Postmortem Memory Profiling with Perl
Irish writes "Problems with memory, such as leaks and memory-greedy applications can cause many problems for application developers; more so for wireless applications due to the prevalence of memory-constrained devices as platforms. This article shows you how to avoid memory problems and it shows how to use Perl script to analyze memory issues for later repair. It offers three progressively more sophisticated solutions to demonstrate the concept."

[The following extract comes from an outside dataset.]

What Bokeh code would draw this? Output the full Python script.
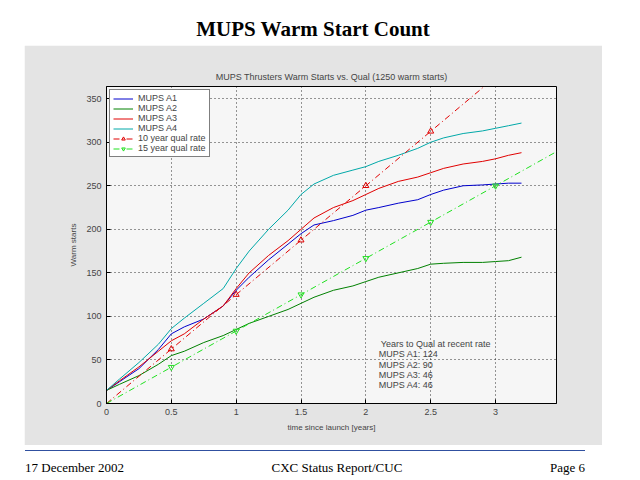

But what is the big deal here?
... could be achieved in C by replacing the allocate calls with a macro that inserts the filename and line number. Alternatively, add a parameter (string/number) to the allocate function and then preprocess the source with an external tool (PERL script, for example) that puts a unique value in each call to a memory function.
We've had this kind of memory leak tracing for ages (simple C++ macro's to wrap around 'new' and 'delete' is one example)
Ok, so we're doing it externally with perl now, yay.
And by the way:
If you need to edit the source, then why use an external script in the first place?
The path I walk alone is endlessly long.
30 minutes by bike, 15 by bus.
No, it isn't. It would be ironic if Perl itself, the interpreter, was full of memory leaks and buffer overflows or if the language forced you to do your own error-prone memory management, but neither of which is the case.
Perl, the interpreter, is one of the most stable pieces of software I've ever used, virtually devoid of buffer overflows and memory leaks, and it takes care of all of the memory management for you.